** start of Supplied data **

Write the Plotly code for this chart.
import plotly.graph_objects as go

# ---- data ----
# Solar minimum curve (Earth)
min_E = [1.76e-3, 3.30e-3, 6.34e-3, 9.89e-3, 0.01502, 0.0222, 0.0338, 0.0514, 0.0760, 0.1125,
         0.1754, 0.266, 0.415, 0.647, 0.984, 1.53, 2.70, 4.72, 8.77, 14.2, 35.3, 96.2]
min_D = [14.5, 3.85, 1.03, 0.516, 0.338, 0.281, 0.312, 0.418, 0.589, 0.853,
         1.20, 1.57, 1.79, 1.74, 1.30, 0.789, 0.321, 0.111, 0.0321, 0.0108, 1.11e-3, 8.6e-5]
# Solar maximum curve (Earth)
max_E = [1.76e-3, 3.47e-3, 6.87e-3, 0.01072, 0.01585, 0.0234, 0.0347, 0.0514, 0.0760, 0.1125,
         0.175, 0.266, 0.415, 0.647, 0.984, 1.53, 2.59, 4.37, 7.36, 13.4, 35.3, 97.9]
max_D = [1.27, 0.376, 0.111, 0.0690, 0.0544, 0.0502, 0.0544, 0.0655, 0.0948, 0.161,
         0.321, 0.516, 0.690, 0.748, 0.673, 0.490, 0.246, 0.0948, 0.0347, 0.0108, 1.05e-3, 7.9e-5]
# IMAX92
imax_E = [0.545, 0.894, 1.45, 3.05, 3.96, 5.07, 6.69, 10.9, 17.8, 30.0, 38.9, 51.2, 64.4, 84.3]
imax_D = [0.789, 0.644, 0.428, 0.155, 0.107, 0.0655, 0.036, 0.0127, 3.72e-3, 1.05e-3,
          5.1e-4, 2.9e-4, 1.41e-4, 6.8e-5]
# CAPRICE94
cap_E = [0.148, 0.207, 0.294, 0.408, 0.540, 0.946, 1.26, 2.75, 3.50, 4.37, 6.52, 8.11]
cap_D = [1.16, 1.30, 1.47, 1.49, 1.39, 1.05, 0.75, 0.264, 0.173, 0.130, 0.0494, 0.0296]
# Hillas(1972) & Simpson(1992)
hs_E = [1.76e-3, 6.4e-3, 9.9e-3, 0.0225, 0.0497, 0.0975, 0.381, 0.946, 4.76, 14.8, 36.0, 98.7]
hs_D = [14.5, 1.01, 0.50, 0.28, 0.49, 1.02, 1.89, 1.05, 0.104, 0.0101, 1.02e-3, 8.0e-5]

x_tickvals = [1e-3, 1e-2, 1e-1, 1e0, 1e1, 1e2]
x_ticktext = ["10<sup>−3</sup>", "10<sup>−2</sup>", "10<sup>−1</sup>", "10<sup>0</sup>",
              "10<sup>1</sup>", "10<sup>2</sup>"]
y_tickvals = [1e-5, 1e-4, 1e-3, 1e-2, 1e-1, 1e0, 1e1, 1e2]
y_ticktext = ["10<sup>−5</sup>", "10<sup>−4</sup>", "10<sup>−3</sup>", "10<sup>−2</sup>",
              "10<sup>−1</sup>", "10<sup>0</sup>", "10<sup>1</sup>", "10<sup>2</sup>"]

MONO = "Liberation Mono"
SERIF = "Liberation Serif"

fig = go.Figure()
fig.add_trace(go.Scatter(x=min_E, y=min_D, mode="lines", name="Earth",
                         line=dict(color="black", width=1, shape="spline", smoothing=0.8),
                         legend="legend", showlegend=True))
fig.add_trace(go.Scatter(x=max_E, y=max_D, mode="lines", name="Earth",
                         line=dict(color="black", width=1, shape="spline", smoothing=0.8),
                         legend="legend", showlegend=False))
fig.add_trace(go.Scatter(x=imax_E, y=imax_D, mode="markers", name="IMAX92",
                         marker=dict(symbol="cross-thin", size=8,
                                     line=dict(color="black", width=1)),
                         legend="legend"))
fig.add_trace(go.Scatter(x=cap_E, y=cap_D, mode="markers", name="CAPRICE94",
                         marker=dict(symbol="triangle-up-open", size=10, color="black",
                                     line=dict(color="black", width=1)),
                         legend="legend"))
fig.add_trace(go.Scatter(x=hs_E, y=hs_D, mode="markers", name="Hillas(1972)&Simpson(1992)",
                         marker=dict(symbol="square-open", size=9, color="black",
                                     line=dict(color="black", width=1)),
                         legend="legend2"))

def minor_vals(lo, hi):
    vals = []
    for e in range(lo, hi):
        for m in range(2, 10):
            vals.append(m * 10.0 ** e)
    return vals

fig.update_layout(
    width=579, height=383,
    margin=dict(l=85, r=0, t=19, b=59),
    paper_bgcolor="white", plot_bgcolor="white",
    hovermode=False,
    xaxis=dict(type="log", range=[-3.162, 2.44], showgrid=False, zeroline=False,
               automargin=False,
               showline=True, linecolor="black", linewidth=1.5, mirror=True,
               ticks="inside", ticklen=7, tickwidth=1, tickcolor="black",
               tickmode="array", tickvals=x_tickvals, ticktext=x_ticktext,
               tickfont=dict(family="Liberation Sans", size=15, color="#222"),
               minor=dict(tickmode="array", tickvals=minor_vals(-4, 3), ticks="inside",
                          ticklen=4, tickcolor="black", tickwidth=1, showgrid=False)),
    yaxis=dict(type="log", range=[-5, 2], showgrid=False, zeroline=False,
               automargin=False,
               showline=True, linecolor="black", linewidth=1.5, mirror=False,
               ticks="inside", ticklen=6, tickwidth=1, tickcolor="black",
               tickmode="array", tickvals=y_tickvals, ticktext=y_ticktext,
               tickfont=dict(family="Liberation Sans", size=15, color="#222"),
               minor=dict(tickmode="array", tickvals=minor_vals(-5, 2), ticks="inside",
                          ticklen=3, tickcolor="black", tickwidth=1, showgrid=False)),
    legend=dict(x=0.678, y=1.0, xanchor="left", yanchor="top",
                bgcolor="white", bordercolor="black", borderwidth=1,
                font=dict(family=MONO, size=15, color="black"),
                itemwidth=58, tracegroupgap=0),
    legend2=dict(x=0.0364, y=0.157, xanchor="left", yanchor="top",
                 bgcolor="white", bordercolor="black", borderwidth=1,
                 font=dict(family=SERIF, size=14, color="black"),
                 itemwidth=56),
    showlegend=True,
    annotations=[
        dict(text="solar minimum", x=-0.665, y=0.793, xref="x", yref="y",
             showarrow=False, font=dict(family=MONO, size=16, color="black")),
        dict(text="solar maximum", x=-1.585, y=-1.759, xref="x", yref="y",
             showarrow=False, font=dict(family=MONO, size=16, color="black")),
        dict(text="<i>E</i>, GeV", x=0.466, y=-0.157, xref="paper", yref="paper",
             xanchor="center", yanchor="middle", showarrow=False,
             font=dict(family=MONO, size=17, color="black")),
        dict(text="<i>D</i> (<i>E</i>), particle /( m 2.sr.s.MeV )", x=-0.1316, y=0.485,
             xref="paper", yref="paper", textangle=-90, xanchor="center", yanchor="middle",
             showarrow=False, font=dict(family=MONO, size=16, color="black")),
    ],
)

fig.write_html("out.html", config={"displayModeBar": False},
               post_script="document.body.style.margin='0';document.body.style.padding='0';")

** end of Supplied data **
** start of Supplied data **

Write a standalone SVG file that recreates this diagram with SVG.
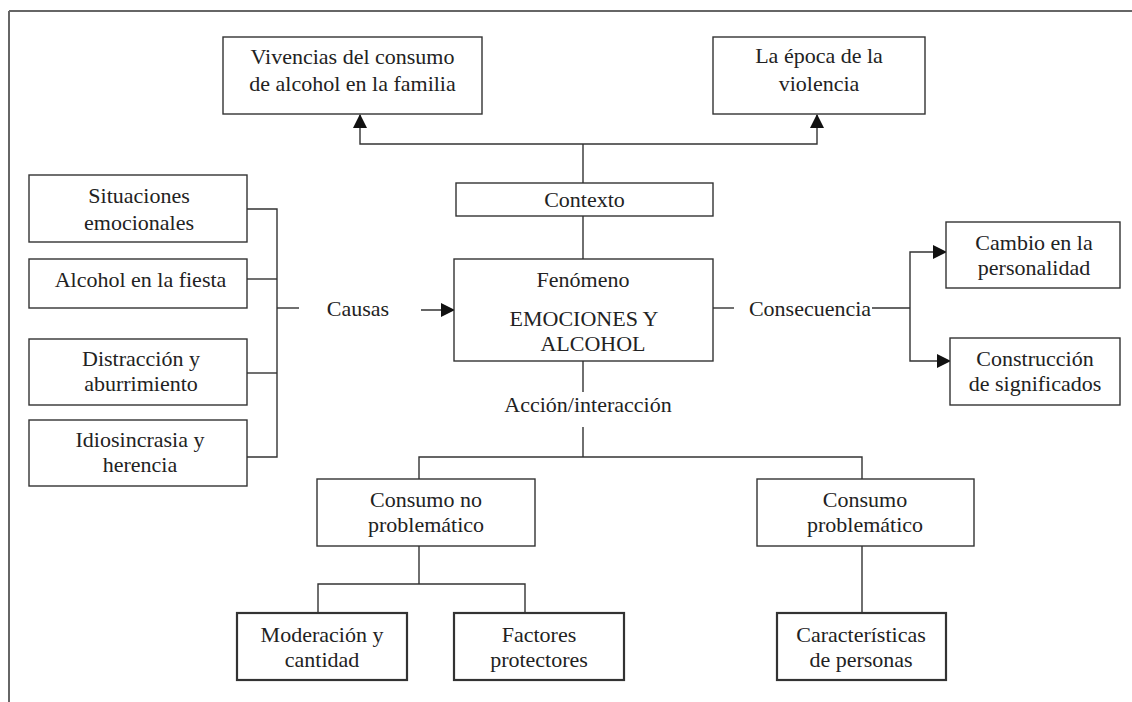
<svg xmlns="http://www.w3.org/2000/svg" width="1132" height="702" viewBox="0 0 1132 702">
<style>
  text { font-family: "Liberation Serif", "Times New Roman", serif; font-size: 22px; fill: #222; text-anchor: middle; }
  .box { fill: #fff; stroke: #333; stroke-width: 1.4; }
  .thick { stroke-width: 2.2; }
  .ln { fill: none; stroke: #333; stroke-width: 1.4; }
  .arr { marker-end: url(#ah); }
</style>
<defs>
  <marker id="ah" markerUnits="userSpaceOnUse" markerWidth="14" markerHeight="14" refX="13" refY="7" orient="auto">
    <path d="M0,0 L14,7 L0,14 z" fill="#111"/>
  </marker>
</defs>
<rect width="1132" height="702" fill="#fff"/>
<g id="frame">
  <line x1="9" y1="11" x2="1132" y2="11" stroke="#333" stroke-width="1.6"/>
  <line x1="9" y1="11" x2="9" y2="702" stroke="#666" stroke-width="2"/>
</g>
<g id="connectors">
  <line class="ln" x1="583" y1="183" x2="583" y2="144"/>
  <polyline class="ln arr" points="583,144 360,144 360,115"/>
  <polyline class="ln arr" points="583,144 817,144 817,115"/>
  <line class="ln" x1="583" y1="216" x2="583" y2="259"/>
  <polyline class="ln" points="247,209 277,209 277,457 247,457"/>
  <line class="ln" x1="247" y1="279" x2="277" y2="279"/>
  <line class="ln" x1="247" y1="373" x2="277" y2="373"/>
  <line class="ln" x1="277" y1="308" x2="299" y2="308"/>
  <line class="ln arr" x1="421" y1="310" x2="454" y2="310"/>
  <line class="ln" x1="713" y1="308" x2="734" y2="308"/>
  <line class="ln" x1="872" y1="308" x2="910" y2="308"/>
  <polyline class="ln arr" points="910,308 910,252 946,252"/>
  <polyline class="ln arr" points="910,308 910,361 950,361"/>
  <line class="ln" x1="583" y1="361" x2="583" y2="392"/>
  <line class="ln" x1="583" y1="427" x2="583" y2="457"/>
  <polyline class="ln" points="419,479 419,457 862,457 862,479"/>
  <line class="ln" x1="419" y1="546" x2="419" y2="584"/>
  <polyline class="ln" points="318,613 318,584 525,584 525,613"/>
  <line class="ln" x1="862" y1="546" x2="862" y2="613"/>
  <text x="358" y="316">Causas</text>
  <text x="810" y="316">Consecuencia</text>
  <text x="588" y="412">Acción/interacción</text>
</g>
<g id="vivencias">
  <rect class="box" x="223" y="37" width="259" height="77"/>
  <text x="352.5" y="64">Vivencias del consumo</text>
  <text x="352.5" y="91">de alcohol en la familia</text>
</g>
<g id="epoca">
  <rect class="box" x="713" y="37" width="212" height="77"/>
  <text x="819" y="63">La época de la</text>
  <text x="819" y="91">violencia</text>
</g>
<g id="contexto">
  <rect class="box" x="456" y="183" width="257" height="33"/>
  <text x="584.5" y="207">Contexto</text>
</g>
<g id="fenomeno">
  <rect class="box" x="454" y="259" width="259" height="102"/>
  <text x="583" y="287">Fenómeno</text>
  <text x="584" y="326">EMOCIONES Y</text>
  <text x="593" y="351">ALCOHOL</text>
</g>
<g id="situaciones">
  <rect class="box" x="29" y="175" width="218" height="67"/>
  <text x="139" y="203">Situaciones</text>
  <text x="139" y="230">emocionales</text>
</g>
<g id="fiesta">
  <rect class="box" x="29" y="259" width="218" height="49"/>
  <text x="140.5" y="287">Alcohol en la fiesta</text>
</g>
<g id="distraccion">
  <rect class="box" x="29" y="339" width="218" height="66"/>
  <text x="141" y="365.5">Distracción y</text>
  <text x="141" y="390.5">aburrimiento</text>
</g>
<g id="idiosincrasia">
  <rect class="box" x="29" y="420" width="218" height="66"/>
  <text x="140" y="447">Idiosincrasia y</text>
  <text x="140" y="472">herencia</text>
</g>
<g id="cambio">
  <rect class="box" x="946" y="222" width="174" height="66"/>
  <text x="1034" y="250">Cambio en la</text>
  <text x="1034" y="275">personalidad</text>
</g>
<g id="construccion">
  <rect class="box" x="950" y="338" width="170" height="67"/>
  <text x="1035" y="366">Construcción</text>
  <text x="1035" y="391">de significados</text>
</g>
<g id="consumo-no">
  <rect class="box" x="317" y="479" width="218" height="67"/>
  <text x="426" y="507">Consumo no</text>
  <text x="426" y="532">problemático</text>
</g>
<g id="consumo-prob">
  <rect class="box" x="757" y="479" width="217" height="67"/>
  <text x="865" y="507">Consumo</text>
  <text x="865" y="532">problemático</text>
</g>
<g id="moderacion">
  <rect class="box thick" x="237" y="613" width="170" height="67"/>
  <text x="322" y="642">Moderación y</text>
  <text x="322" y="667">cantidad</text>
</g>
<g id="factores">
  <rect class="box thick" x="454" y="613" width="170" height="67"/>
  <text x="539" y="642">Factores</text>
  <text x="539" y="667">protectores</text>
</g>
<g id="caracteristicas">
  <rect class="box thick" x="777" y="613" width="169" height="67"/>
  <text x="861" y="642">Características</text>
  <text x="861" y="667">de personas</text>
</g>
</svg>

** end of Supplied data **

◆ Your instructions: The lines to be given again exactly are those from the one containing "Write the Plotly code for this chart." up to and including the one containing "import plotly.graph_objects as go".

◆ Answer to the problem:
Write the Plotly code for this chart.
import plotly.graph_objects as go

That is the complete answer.